__AIM OF THE EXERCISE__
Return the lines exactly as they stand, from the first of the material through the line containing "W, H = 700, 1113".

__INFORMATION SHOWN__
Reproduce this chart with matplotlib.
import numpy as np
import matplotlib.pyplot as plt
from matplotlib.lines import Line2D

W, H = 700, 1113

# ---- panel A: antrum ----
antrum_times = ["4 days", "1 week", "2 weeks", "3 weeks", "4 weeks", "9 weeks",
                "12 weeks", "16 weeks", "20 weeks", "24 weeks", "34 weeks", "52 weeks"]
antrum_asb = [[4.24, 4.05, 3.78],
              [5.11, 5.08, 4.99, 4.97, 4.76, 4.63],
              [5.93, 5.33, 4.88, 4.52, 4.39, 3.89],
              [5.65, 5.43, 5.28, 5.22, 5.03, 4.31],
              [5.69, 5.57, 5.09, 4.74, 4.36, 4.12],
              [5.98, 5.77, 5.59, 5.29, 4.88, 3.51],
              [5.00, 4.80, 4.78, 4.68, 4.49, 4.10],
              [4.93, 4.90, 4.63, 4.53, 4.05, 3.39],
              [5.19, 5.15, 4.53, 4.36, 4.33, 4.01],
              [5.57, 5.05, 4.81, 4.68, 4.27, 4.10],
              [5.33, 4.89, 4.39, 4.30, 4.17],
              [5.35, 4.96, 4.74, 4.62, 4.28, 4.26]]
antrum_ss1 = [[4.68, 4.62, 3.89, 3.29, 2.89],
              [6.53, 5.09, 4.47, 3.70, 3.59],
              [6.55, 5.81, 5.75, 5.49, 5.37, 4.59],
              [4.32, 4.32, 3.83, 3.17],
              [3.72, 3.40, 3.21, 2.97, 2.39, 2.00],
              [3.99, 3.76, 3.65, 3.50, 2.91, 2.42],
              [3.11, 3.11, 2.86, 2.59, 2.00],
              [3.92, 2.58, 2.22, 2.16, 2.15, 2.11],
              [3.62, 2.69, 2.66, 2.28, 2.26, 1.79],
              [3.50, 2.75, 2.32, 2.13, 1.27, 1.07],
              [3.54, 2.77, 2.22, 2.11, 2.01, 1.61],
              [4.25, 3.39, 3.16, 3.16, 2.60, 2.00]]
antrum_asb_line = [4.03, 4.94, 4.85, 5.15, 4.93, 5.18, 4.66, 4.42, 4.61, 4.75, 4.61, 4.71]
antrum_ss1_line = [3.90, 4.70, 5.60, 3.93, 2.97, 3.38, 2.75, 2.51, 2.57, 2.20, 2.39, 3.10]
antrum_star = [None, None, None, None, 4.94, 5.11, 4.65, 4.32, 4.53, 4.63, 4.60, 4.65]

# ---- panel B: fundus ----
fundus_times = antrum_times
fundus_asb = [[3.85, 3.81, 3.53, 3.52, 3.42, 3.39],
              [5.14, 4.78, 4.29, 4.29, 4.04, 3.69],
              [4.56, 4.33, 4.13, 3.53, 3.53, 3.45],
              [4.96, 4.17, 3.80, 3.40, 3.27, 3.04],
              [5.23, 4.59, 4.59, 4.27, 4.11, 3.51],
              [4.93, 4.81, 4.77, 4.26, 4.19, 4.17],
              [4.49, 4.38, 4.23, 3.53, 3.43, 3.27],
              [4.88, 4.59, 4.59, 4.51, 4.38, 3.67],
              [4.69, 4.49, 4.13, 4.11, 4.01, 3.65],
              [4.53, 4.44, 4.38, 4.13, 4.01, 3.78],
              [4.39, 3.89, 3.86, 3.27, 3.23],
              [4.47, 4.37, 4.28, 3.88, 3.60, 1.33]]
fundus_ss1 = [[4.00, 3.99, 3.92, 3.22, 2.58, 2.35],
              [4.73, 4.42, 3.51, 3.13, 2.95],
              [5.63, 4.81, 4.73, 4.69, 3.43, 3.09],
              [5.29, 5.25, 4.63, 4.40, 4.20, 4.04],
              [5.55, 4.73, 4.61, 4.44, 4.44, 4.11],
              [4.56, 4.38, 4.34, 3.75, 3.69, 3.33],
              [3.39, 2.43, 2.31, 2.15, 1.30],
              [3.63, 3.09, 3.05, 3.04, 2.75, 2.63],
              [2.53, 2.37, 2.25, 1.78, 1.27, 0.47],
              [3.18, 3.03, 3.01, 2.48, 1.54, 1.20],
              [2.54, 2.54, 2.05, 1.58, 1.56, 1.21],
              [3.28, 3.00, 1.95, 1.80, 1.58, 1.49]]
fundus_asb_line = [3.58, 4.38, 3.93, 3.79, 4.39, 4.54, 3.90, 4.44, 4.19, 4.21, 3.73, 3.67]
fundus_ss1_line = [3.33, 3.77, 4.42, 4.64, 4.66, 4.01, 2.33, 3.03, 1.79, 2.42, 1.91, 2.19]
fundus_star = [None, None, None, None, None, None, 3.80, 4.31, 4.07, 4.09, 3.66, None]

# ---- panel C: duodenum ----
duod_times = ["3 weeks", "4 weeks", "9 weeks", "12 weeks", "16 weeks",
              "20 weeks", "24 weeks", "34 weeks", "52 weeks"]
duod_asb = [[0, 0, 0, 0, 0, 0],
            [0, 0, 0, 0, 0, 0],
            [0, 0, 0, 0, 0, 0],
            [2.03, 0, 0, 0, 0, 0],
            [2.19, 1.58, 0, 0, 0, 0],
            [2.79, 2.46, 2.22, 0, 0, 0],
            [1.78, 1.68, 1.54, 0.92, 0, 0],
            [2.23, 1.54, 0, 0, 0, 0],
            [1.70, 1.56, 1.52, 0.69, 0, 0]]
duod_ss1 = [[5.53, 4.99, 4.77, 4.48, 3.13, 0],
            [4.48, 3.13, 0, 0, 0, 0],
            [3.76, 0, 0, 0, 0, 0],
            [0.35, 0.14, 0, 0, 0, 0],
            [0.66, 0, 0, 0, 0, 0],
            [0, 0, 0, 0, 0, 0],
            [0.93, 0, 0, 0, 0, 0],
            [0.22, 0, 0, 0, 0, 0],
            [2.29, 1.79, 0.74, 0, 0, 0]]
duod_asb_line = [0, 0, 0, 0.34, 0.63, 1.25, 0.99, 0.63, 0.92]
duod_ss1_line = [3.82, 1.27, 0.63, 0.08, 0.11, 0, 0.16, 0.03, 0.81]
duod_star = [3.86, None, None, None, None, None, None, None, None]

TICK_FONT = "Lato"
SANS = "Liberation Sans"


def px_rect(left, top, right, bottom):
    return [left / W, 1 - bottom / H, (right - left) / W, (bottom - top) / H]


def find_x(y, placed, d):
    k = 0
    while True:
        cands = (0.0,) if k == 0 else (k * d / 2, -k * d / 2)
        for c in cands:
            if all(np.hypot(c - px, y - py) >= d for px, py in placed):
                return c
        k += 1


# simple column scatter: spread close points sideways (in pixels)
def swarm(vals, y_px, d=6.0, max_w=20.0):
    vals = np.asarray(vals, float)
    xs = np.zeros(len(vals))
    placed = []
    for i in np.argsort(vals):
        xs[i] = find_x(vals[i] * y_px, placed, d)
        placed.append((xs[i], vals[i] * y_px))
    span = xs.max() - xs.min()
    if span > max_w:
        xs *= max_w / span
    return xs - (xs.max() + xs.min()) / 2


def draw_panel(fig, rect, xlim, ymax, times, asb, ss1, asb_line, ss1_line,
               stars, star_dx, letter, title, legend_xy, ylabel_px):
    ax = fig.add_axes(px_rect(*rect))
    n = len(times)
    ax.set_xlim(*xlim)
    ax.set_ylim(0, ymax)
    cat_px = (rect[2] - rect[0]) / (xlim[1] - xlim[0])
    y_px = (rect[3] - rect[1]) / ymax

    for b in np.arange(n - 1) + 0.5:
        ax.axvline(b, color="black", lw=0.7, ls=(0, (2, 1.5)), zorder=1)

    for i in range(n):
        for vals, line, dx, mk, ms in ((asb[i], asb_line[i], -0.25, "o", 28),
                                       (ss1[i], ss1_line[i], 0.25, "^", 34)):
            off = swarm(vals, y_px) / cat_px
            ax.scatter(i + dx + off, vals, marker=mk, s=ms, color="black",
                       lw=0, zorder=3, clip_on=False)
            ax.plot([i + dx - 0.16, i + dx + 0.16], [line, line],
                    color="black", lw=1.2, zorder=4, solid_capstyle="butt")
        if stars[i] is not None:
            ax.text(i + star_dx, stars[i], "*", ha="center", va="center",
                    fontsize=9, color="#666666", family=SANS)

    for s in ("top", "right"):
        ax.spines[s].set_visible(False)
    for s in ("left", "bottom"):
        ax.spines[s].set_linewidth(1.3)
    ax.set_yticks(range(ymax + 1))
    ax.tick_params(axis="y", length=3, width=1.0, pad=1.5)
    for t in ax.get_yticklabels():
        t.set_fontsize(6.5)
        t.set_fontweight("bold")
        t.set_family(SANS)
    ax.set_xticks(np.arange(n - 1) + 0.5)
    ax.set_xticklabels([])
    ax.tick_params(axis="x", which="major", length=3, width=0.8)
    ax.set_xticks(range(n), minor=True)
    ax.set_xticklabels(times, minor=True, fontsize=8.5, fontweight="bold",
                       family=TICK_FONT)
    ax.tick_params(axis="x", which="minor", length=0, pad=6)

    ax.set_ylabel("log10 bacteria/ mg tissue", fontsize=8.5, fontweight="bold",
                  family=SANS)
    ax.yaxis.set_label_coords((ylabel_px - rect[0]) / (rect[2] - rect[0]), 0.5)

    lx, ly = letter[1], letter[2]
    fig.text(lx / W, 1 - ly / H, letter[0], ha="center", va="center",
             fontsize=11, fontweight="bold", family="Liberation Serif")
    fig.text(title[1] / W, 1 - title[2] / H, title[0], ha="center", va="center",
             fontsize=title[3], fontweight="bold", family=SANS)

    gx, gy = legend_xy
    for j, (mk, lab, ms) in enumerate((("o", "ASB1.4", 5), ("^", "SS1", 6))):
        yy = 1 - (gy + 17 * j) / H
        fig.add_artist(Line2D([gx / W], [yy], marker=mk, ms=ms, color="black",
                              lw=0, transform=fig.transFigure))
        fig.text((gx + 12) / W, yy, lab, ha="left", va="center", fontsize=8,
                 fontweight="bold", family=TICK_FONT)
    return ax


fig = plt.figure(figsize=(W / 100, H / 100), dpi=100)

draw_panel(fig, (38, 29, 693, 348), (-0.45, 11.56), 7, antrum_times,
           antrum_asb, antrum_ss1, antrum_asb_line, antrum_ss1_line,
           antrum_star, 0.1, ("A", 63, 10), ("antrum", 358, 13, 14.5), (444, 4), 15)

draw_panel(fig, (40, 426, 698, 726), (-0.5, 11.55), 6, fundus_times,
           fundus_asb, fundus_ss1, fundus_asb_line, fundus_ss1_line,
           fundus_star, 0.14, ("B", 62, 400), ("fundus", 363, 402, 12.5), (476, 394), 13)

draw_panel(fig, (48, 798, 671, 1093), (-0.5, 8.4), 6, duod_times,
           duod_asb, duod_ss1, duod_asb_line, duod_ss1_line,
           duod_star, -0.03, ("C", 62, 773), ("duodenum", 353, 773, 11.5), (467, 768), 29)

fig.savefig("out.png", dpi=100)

__THE RESPONSE__
Reproduce this chart with matplotlib.
import numpy as np
import matplotlib.pyplot as plt
from matplotlib.lines import Line2D

W, H = 700, 1113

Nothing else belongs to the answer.